Truth Behind Confederate Symbolism

Confederate flags were taken down on the grounds of the South Carolina state capitol. New secessionists push back claiming heritage, but is that it?

In commemoration of the one-year anniversary of the murder of nine worshippers at Emmanuel A.M.E. church in Charleston, S.C., hundreds marched from nearby Marion Park to the steps of the church. If the John C. Calhoun statue in the park could have come to life, the old man undoubtedly would have been appalled by the march and its cause.

Calhoun was an advocate for slavery and secession. Historian James Loewen said that Calhoun called America’s original sin “a positive good” for which black people were well-suited because they  were “low, degraded, and savage.” His arguments undoubtedly paved the way for the Confederacy and ultimately, the Civil War therefore. Which brings us to the South Carolina Secessionist Party (SCSP). Maybe you’ve never heard of it. But take note: The SCSP is pushing back against the decision of Gov. Nikki Haley to take down the Confederate flag – the flag that has symbolized the systemic oppression of black people in the U.S. for over a century – with something it’s calling “Operation Retaliation.”

The New South

From its fundraising post on its Facebook page: “The South Carolina Secessionist Party is launching a campaign to raise Confederate battle flags across the state of South Carolina in honor of our Confederate ancestors who sacrificed all in service to our state. Following the example of The Virginia Flaggers, we hope to be able to dot South Carolina with the proud symbol of our Confederate forebears [sic].” As of August 2, the SCSP had 8,765 likes on Facebook.

Abel Bartley
Fighting the same arguments as we did a hundred years ago, Clemson’s Abel Bartley believes we have much to do in the debate over heritage and the confederate narrative.
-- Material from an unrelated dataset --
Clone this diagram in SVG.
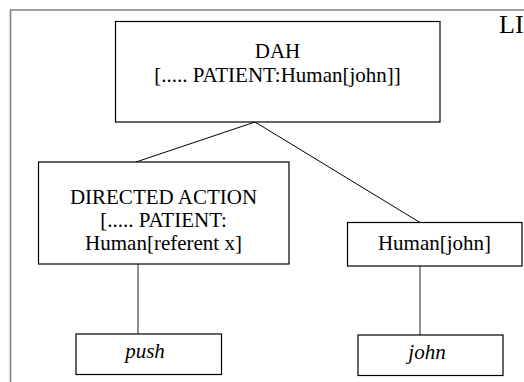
<svg xmlns="http://www.w3.org/2000/svg" width="524" height="382" viewBox="0 0 524 382">
  <style>
    .box { fill: #ffffff; stroke: #000000; stroke-width: 1.2; }
    .txt { font-size: 21px; fill: #000000; text-anchor: middle; }
    .it { font-style: italic; }
    .edge { stroke: #000000; stroke-width: 1; fill: none; }
    .stem { stroke: #555555; stroke-width: 1.3; fill: none; }
  </style>
  <rect width="524" height="382" fill="#ffffff"/>

  <g font-family="Liberation Serif, 'Times New Roman', serif">
    <!-- outer frame (open at right and bottom) -->
    <path d="M10.5,382 V10 H524" fill="none" stroke="#808080" stroke-width="1.6"/>
    <text x="499" y="32.5" font-size="26" fill="#000">LI</text>

    <g id="connectors">
      <line class="edge" x1="255" y1="122" x2="136" y2="162"/>
      <line class="edge" x1="255" y1="122" x2="420" y2="222.5"/>
      <line class="stem" x1="138" y1="264" x2="138" y2="334"/>
      <line class="stem" x1="420" y1="266" x2="420" y2="335"/>
    </g>

    <g id="dah">
      <rect class="box" x="115.5" y="21.5" width="324.5" height="100.5"/>
      <text class="txt" x="277.5" y="58">DAH</text>
      <text class="txt" x="277.5" y="82">[..... PATIENT:Human[john]]</text>
    </g>

    <g id="directed-action">
      <rect class="box" x="38.5" y="162" width="250.5" height="102"/>
      <text class="txt" x="163.5" y="204">DIRECTED ACTION</text>
      <text class="txt" x="163.5" y="227">[..... PATIENT:</text>
      <text class="txt" x="163.5" y="250">Human[referent x]</text>
    </g>

    <g id="human-john">
      <rect class="box" x="347.5" y="222.5" width="174.5" height="43.5"/>
      <text class="txt" x="434.5" y="250">Human[john]</text>
    </g>

    <g id="push">
      <rect class="box" x="76" y="334" width="145.5" height="40.5"/>
      <text class="txt it" x="145" y="358">push</text>
    </g>

    <g id="john">
      <rect class="box" x="358" y="335" width="145" height="40.5"/>
      <text class="txt it" x="427" y="359">john</text>
    </g>
  </g>
</svg>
“People in the South have not moved as far as we thought they’d move,” Dr. Abel Bartley told Message. Bartley is the director of the Pan African Studies program at Clemson University. “We’re fighting the same arguments we were fighting a hundred years ago,” Bartley continued. “It tells you we have not made the progress that we’d thought we’d made.”

With each flag the SCSP seeks to plant in South Carolina soil, it sides with a government that was discredited on the battlefield and in the nation’s conscience. It honors a hateful ideology based on the premise that one group of people had the right to own other human beings.

Original Intent

Representatives of South Carolinians made this quite clear in the state’s secession declaration in the Spring of 1852:

“Each state was recognized as an equal, and had separate control over its own institutions. The right of property in slaves was recognized by giving to free persons distinct political rights, by giving them the right to represent, and burthening them with direct taxes for three-fifths of their slaves; by authorizing the importation of slaves for twenty years; and by stipulating for the rendition of fugitives from labor.

“We affirm that these ends for which this Government was instituted have been defeated, and the Government itself has been made destructive of them by the action of the non-slaveholding States. Those States have assume(d) the right of deciding upon the propriety of our domestic institutions; and have denied the rights of property established in fifteen of the States and recognized by the Constitution; they have denounced as sinful the institution of slavery; they have permitted open establishment among them of societies, whose avowed object is to disturb the peace and to eloign the property of the citizens of other States. They have encouraged and assisted thousands of our slaves to leave their homes; and those who remain, have been incited by emissaries, books and pictures to servile insurrection.”

The point of secession and the formation of the Confederacy was clear. The SCSP maintains that their ancestors were acting honorably. Dr. Abel Bartley begs to differ.

“They wanted to hold on to slavery,” he said. “Don’t tell me that it’s about heritage. It is about heritage: the heritage of holding slaves.”

Behind the symbols

Bartley teaches his Clemson students that their state’s 19th century economy was built on slavery. According to his research, there were 402,406 slaves in South Carolina in 1860 – 57.2 percent of the population. Their value would have been about $300 million. The estimated value of all South Carolina real estate and personal property was slightly more than $548 million. So more than half the value of all property owned by whites in the state were slaves – whose value more than doubled that of all the farms in the state ($139.7 million).

“The number one investment the South had was their investment in slaves,” Bartley said. “More than their property, more than their buildings, more than anything else.”

Historic data makes the case against neo-Confederates and modern secessionists – and against their favorite symbol. “Groups that tend to support the Confederate flag and organizations that use the Confederate flag – if you listen to their rhetoric – they feed you a lot of stuff that’s not truth,” Bartley said.

  1. “When you look at what people have done under the banner of that flag, what they’ve defended under the banner of that flag, there’s no way in the world as a Christian you can support it or fly it.”